• Work instructions:
Please retype the data in full and exactly; the pictures are not part of the copy.

******

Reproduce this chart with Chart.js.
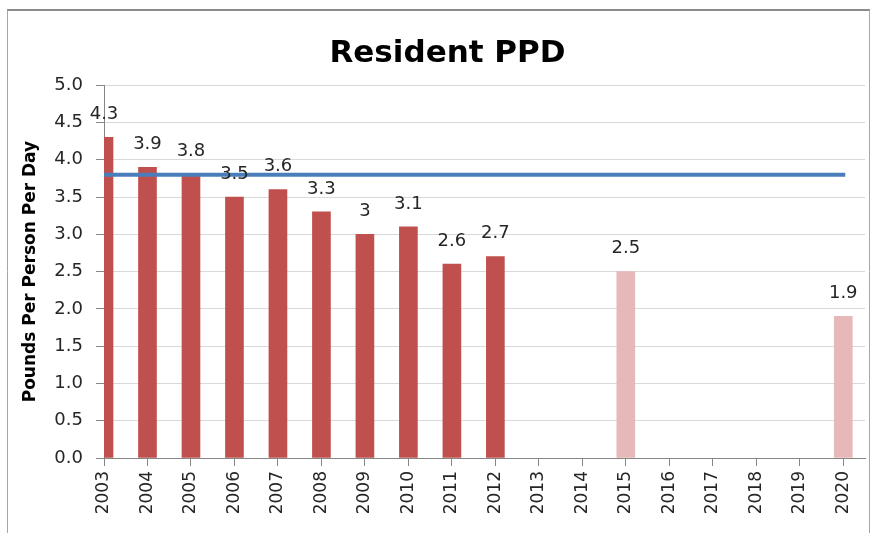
<!DOCTYPE html>
<html>
<head>
<meta charset="utf-8">
<script src="https://cdn.jsdelivr.net/npm/chart.js@4/dist/chart.umd.min.js"></script>
<style>
  html, body { margin: 0; padding: 0; background: #ffffff; }
  #wrap { position: relative; width: 876px; height: 533px; }
</style>
</head>
<body>
<div id="wrap"><canvas id="c" width="876" height="533"></canvas></div>
<script>
// ---- data ----
const years = [2003, 2004, 2005, 2006, 2007, 2008, 2009, 2010, 2011, 2012, 2013, 2014, 2015, 2016, 2017, 2018, 2019, 2020];
const actualYears = [2003, 2004, 2005, 2006, 2007, 2008, 2009, 2010, 2011, 2012];
const actualPPD = [4.3, 3.9, 3.8, 3.5, 3.6, 3.3, 3, 3.1, 2.6, 2.7];
const projectedYears = [2015, 2020];
const projectedPPD = [2.5, 1.9];
const goalPPD = [3.8, 3.8, 3.8, 3.8, 3.8, 3.8, 3.8, 3.8, 3.8, 3.8, 3.8, 3.8, 3.8, 3.8, 3.8, 3.8, 3.8, 3.8];
const yTickValues = [0, 0.5, 1, 1.5, 2, 2.5, 3, 3.5, 4, 4.5, 5];
const chartTitle = 'Resident PPD';
const yAxisTitle = 'Pounds Per Person Per Day';

const toPoints = (xs, ys) => xs.map((x, i) => ({ x: x, y: ys[i] }));

const frame = {
  id: 'frame',
  beforeDraw(chart) {
    const ctx = chart.ctx;
    ctx.save();
    ctx.fillStyle = '#ffffff';
    ctx.fillRect(0, 0, chart.width, chart.height);
    ctx.strokeStyle = '#8c8c8c';
    ctx.lineWidth = 2;
    ctx.beginPath();
    ctx.moveTo(7, 10); ctx.lineTo(870, 10);
    ctx.stroke();
    ctx.strokeStyle = '#a6a6a6';
    ctx.lineWidth = 1;
    ctx.beginPath();
    ctx.moveTo(7.5, 10); ctx.lineTo(7.5, 533);
    ctx.moveTo(869.5, 10); ctx.lineTo(869.5, 533);
    ctx.stroke();
    ctx.restore();
  }
};

const barLabels = {
  id: 'barLabels',
  afterDatasetsDraw(chart) {
    const ctx = chart.ctx;
    ctx.save();
    ctx.font = '18px "DejaVu Sans"';
    ctx.fillStyle = '#262626';
    ctx.textAlign = 'center';
    ctx.textBaseline = 'middle';
    chart.data.datasets.forEach((ds, di) => {
      if (ds.type !== 'bar') return;
      const meta = chart.getDatasetMeta(di);
      meta.data.forEach((el, i) => {
        const v = ds.data[i].y;
        ctx.fillText(String(v), el.x, el.y - 23);
      });
    });
    ctx.restore();
  }
};

new Chart(document.getElementById('c'), {
  data: {
    datasets: [
      {
        type: 'line',
        label: 'Goal',
        data: toPoints(years, goalPPD),
        borderColor: '#4A7EBB',
        borderWidth: 4,
        borderCapStyle: 'square',
        pointRadius: 0,
        fill: false,
        order: 0
      },
      {
        type: 'bar',
        label: 'Actual',
        data: toPoints(actualYears, actualPPD),
        backgroundColor: '#C0504D',
        barThickness: 18,
        grouped: false,
        clip: 0,
        order: 1
      },
      {
        type: 'bar',
        label: 'Projected',
        data: toPoints(projectedYears, projectedPPD),
        backgroundColor: '#E6B9B8',
        barThickness: 18,
        grouped: false,
        clip: 0,
        order: 2
      }
    ]
  },
  options: {
    responsive: false,
    animation: false,
    layout: { padding: { top: 35, left: 30, right: 11, bottom: 0 } },
    plugins: {
      legend: { display: false },
      tooltip: { enabled: false },
      title: {
        display: true,
        text: chartTitle,
        color: '#000000',
        font: { family: 'DejaVu Sans', size: 31, weight: 'bold' },
        padding: { top: 0, bottom: 13 }
      }
    },
    scales: {
      x: {
        type: 'linear',
        offset: false,
        min: 2003,
        max: 2020.5,
        afterBuildTicks: (scale) => { scale.ticks = years.map(v => ({ value: v })); },
        afterFit: (scale) => { scale.height = 75; },
        grid: { offset: false, drawOnChartArea: false, drawTicks: true, tickLength: 8, tickColor: '#868686' },
        border: { color: '#868686', width: 1 },
        ticks: {
          autoSkip: false,
          minRotation: 90,
          maxRotation: 90,
          padding: 5,
          color: '#262626',
          font: { family: 'DejaVu Sans', size: 17 },
          callback: (v) => String(v)
        }
      },
      y: {
        min: 0,
        max: 5,
        afterBuildTicks: (scale) => { scale.ticks = yTickValues.map(v => ({ value: v })); },
        afterFit: (scale) => { scale.width = 74; },
        grid: { color: '#D9D9D9', lineWidth: 1, tickLength: 8, tickColor: '#868686' },
        border: { color: '#868686', width: 1 },
        ticks: {
          padding: 13,
          color: '#262626',
          font: { family: 'DejaVu Sans', size: 18 },
          callback: (v) => Number(v).toFixed(1)
        },
        title: {
          display: true,
          text: yAxisTitle,
          color: '#000000',
          font: { family: 'DejaVu Sans', size: 17, weight: 'bold' },
          padding: { top: -10, bottom: 0 }
        }
      }
    }
  },
  plugins: [frame, barLabels]
});
</script>
</body>
</html>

******

• Response:
Reproduce this chart with Chart.js.
<!DOCTYPE html>
<html>
<head>
<meta charset="utf-8">
<script src="https://cdn.jsdelivr.net/npm/chart.js@4/dist/chart.umd.min.js"></script>
<style>
  html, body { margin: 0; padding: 0; background: #ffffff; }
  #wrap { position: relative; width: 876px; height: 533px; }
</style>
</head>
<body>
<div id="wrap"><canvas id="c" width="876" height="533"></canvas></div>
<script>
// ---- data ----
const years = [2003, 2004, 2005, 2006, 2007, 2008, 2009, 2010, 2011, 2012, 2013, 2014, 2015, 2016, 2017, 2018, 2019, 2020];
const actualYears = [2003, 2004, 2005, 2006, 2007, 2008, 2009, 2010, 2011, 2012];
const actualPPD = [4.3, 3.9, 3.8, 3.5, 3.6, 3.3, 3, 3.1, 2.6, 2.7];
const projectedYears = [2015, 2020];
const projectedPPD = [2.5, 1.9];
const goalPPD = [3.8, 3.8, 3.8, 3.8, 3.8, 3.8, 3.8, 3.8, 3.8, 3.8, 3.8, 3.8, 3.8, 3.8, 3.8, 3.8, 3.8, 3.8];
const yTickValues = [0, 0.5, 1, 1.5, 2, 2.5, 3, 3.5, 4, 4.5, 5];
const chartTitle = 'Resident PPD';
const yAxisTitle = 'Pounds Per Person Per Day';

const toPoints = (xs, ys) => xs.map((x, i) => ({ x: x, y: ys[i] }));

const frame = {
  id: 'frame',
  beforeDraw(chart) {
    const ctx = chart.ctx;
    ctx.save();
    ctx.fillStyle = '#ffffff';
    ctx.fillRect(0, 0, chart.width, chart.height);
    ctx.strokeStyle = '#8c8c8c';
    ctx.lineWidth = 2;
    ctx.beginPath();
    ctx.moveTo(7, 10); ctx.lineTo(870, 10);
    ctx.stroke();
    ctx.strokeStyle = '#a6a6a6';
    ctx.lineWidth = 1;
    ctx.beginPath();
    ctx.moveTo(7.5, 10); ctx.lineTo(7.5, 533);
    ctx.moveTo(869.5, 10); ctx.lineTo(869.5, 533);
    ctx.stroke();
    ctx.restore();
  }
};

const barLabels = {
  id: 'barLabels',
  afterDatasetsDraw(chart) {
    const ctx = chart.ctx;
    ctx.save();
    ctx.font = '18px "DejaVu Sans"';
    ctx.fillStyle = '#262626';
    ctx.textAlign = 'center';
    ctx.textBaseline = 'middle';
    chart.data.datasets.forEach((ds, di) => {
      if (ds.type !== 'bar') return;
      const meta = chart.getDatasetMeta(di);
      meta.data.forEach((el, i) => {
        const v = ds.data[i].y;
        ctx.fillText(String(v), el.x, el.y - 23);
      });
    });
    ctx.restore();
  }
};

new Chart(document.getElementById('c'), {
  data: {
    datasets: [
      {
        type: 'line',
        label: 'Goal',
        data: toPoints(years, goalPPD),
        borderColor: '#4A7EBB',
        borderWidth: 4,
        borderCapStyle: 'square',
        pointRadius: 0,
        fill: false,
        order: 0
      },
      {
        type: 'bar',
        label: 'Actual',
        data: toPoints(actualYears, actualPPD),
        backgroundColor: '#C0504D',
        barThickness: 18,
        grouped: false,
        clip: 0,
        order: 1
      },
      {
        type: 'bar',
        label: 'Projected',
        data: toPoints(projectedYears, projectedPPD),
        backgroundColor: '#E6B9B8',
        barThickness: 18,
        grouped: false,
        clip: 0,
        order: 2
      }
    ]
  },
  options: {
    responsive: false,
    animation: false,
    layout: { padding: { top: 35, left: 30, right: 11, bottom: 0 } },
    plugins: {
      legend: { display: false },
      tooltip: { enabled: false },
      title: {
        display: true,
        text: chartTitle,
        color: '#000000',
        font: { family: 'DejaVu Sans', size: 31, weight: 'bold' },
        padding: { top: 0, bottom: 13 }
      }
    },
    scales: {
      x: {
        type: 'linear',
        offset: false,
        min: 2003,
        max: 2020.5,
        afterBuildTicks: (scale) => { scale.ticks = years.map(v => ({ value: v })); },
        afterFit: (scale) => { scale.height = 75; },
        grid: { offset: false, drawOnChartArea: false, drawTicks: true, tickLength: 8, tickColor: '#868686' },
        border: { color: '#868686', width: 1 },
        ticks: {
          autoSkip: false,
          minRotation: 90,
          maxRotation: 90,
          padding: 5,
          color: '#262626',
          font: { family: 'DejaVu Sans', size: 17 },
          callback: (v) => String(v)
        }
      },
      y: {
        min: 0,
        max: 5,
        afterBuildTicks: (scale) => { scale.ticks = yTickValues.map(v => ({ value: v })); },
        afterFit: (scale) => { scale.width = 74; },
        grid: { color: '#D9D9D9', lineWidth: 1, tickLength: 8, tickColor: '#868686' },
        border: { color: '#868686', width: 1 },
        ticks: {
          padding: 13,
          color: '#262626',
          font: { family: 'DejaVu Sans', size: 18 },
          callback: (v) => Number(v).toFixed(1)
        },
        title: {
          display: true,
          text: yAxisTitle,
          color: '#000000',
          font: { family: 'DejaVu Sans', size: 17, weight: 'bold' },
          padding: { top: -10, bottom: 0 }
        }
      }
    }
  },
  plugins: [frame, barLabels]
});
</script>
</body>
</html>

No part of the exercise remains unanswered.